TALLAHASSEE -- Florida Gov. Rick Scott was unfazed Tuesday by criticism he’s getting from out-of-state politicians over his proposal to kill a proposed prescription tracking system designed to crack down on “pill mills” that supply pain killers and other illicit medications to drug dealers and addicts.
Scott said he won’t withdraw his budget recommendation to repeal the state’s new prescription monitoring law and added a new element to his opposition. He accused the Florida Prescription Drug Monitoring Program Foundation of wasting private money that it has raised to pay for the system.
“I don’t support the database,” Scott said at a news conference. “I believe it’s an invasion of privacy.”
Scott also said, “It has come to my attention that thousands of dollars have been spent on lawyers, travel, meals for board members.”
The foundation’s chairman, Dave Bowen, did not immediately return a telephone message seeking comment.
The cash-strapped Legislature failed to appropriate money for the monitoring system, which is on hold due to contract challenges. Instead, lawmakers created the foundation to seek donations.
Attorney General Pam Bondi said it’s her understanding that enough money has been raised to pay for the first year of operation.
Bondi supports the database but said she’s also focused on increasing criminal and civil penalties and beefing up enforcement in an effort to shut down the “flamingo express.”
That’s the nickname given to the pipeline of illicit prescription drugs flowing from Florida’s pill mills to other states, most of which have prescription monitoring systems.
Sharon Kramer, executive director of the Manatee County Substance Abuse Coalition, says the database is not an invasion of privacy.
“The information is not available to the public and only accessible by doctors, pharmacist and law enforcement,” she said. “No way it’s an invasion of privacy.”

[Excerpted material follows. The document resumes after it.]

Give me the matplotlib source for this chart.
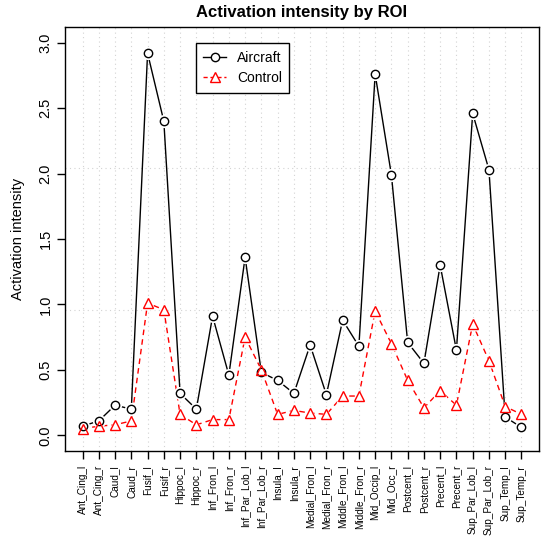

She said she was surprised when she heard Scott’s plan.
“I am rather amazed by the governor’s position. I don’t really understand it,” said Kramer. “It’s important, especially in this state where there is no PDMP,”
Everyday seven people die from prescription drug overdoses in Florida and prescription drug abuse and diversion cost Florida an estimated $15 billion in 2009, according to a 2009 study by the Florida Department of Law Enforcement.
“I know what’s happening, now our governor needs to know,” Kramer said.
Calls from around nation
Over the weekend, U.S. senators from New York, Rhode Island and West Virginia as well as Florida’s Bill Nelson called on Scott, a Republican health care executive who was elected last year, to let the program begin.
Florida’s lack of a tracking system “has serious ramifications for the rest of the country battling abuse of prescription drugs,” wrote Nelson and Sens. Charles Schumer of New York and Joe Manchin of West Virginia. All are Democrats.
Sen. Sheldon Whitehouse, D-Rhode Island, and U.S. Rep. Harold Rogers, R-Ky., also have written Scott urging him to change his mind.
Scott’s recommendation has drawn resistance from at least one key player in the Florida Legislature.
Senate President Mike Haridopolos, a Merritt Island Republican who’s also running for the GOP nomination to oppose Nelson next year, said he not only wants to keep the tracking system but supports state funding for it.
-- Paradise Afshar, Herald staff writer, contributed to this report.